-- Directions --
Write out all entries word for word.

***** Data entries *****

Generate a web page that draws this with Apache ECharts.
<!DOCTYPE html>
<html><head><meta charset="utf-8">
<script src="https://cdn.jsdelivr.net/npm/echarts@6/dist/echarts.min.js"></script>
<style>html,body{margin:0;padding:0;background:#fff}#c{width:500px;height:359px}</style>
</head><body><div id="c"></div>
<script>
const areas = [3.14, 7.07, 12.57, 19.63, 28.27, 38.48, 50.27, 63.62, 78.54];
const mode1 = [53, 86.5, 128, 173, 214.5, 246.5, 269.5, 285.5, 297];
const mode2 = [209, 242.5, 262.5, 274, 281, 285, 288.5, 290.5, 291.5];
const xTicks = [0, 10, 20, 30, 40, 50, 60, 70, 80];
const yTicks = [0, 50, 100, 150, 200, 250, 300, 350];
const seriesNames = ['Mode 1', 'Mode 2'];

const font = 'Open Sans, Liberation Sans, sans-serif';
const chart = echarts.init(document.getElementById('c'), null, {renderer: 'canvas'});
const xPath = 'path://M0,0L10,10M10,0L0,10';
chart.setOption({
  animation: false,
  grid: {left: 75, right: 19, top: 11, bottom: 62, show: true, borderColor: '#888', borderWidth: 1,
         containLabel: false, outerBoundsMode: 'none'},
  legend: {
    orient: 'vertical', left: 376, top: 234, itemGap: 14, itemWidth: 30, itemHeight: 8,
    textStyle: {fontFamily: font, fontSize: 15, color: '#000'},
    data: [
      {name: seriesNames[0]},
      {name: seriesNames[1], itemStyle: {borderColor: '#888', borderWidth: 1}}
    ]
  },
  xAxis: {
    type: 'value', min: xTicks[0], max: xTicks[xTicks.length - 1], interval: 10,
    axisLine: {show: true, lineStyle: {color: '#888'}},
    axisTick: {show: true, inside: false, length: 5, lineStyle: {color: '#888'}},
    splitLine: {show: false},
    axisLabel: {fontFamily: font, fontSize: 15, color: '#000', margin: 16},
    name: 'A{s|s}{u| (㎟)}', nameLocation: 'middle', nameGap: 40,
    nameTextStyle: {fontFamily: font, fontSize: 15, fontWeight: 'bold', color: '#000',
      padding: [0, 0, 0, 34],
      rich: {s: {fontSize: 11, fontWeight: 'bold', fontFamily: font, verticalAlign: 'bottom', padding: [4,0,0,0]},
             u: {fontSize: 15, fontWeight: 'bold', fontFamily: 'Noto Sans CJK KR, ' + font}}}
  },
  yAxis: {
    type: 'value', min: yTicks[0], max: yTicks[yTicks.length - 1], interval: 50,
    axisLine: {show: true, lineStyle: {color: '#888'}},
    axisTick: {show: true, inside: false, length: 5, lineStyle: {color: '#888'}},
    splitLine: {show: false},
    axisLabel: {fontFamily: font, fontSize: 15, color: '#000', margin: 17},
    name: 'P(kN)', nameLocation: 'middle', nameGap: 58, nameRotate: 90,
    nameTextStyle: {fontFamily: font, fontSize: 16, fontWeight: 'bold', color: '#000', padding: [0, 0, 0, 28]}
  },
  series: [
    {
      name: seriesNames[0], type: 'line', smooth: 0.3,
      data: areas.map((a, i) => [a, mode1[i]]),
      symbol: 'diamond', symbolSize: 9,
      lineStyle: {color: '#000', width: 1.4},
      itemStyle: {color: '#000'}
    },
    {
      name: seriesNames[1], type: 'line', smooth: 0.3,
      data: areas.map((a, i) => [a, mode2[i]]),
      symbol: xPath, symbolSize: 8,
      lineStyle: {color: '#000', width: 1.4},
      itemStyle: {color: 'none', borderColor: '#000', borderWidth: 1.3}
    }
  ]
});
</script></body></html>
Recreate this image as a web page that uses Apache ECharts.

*****

-- Response to this task --
Generate a web page that draws this with Apache ECharts.
<!DOCTYPE html>
<html><head><meta charset="utf-8">
<script src="https://cdn.jsdelivr.net/npm/echarts@6/dist/echarts.min.js"></script>
<style>html,body{margin:0;padding:0;background:#fff}#c{width:500px;height:359px}</style>
</head><body><div id="c"></div>
<script>
const areas = [3.14, 7.07, 12.57, 19.63, 28.27, 38.48, 50.27, 63.62, 78.54];
const mode1 = [53, 86.5, 128, 173, 214.5, 246.5, 269.5, 285.5, 297];
const mode2 = [209, 242.5, 262.5, 274, 281, 285, 288.5, 290.5, 291.5];
const xTicks = [0, 10, 20, 30, 40, 50, 60, 70, 80];
const yTicks = [0, 50, 100, 150, 200, 250, 300, 350];
const seriesNames = ['Mode 1', 'Mode 2'];

const font = 'Open Sans, Liberation Sans, sans-serif';
const chart = echarts.init(document.getElementById('c'), null, {renderer: 'canvas'});
const xPath = 'path://M0,0L10,10M10,0L0,10';
chart.setOption({
  animation: false,
  grid: {left: 75, right: 19, top: 11, bottom: 62, show: true, borderColor: '#888', borderWidth: 1,
         containLabel: false, outerBoundsMode: 'none'},
  legend: {
    orient: 'vertical', left: 376, top: 234, itemGap: 14, itemWidth: 30, itemHeight: 8,
    textStyle: {fontFamily: font, fontSize: 15, color: '#000'},
    data: [
      {name: seriesNames[0]},
      {name: seriesNames[1], itemStyle: {borderColor: '#888', borderWidth: 1}}
    ]
  },
  xAxis: {
    type: 'value', min: xTicks[0], max: xTicks[xTicks.length - 1], interval: 10,
    axisLine: {show: true, lineStyle: {color: '#888'}},
    axisTick: {show: true, inside: false, length: 5, lineStyle: {color: '#888'}},
    splitLine: {show: false},
    axisLabel: {fontFamily: font, fontSize: 15, color: '#000', margin: 16},
    name: 'A{s|s}{u| (㎟)}', nameLocation: 'middle', nameGap: 40,
    nameTextStyle: {fontFamily: font, fontSize: 15, fontWeight: 'bold', color: '#000',
      padding: [0, 0, 0, 34],
      rich: {s: {fontSize: 11, fontWeight: 'bold', fontFamily: font, verticalAlign: 'bottom', padding: [4,0,0,0]},
             u: {fontSize: 15, fontWeight: 'bold', fontFamily: 'Noto Sans CJK KR, ' + font}}}
  },
  yAxis: {
    type: 'value', min: yTicks[0], max: yTicks[yTicks.length - 1], interval: 50,
    axisLine: {show: true, lineStyle: {color: '#888'}},
    axisTick: {show: true, inside: false, length: 5, lineStyle: {color: '#888'}},
    splitLine: {show: false},
    axisLabel: {fontFamily: font, fontSize: 15, color: '#000', margin: 17},
    name: 'P(kN)', nameLocation: 'middle', nameGap: 58, nameRotate: 90,
    nameTextStyle: {fontFamily: font, fontSize: 16, fontWeight: 'bold', color: '#000', padding: [0, 0, 0, 28]}
  },
  series: [
    {
      name: seriesNames[0], type: 'line', smooth: 0.3,
      data: areas.map((a, i) => [a, mode1[i]]),
      symbol: 'diamond', symbolSize: 9,
      lineStyle: {color: '#000', width: 1.4},
      itemStyle: {color: '#000'}
    },
    {
      name: seriesNames[1], type: 'line', smooth: 0.3,
      data: areas.map((a, i) => [a, mode2[i]]),
      symbol: xPath, symbolSize: 8,
      lineStyle: {color: '#000', width: 1.4},
      itemStyle: {color: 'none', borderColor: '#000', borderWidth: 1.3}
    }
  ]
});
</script></body></html>
Recreate this image as a web page that uses Apache ECharts.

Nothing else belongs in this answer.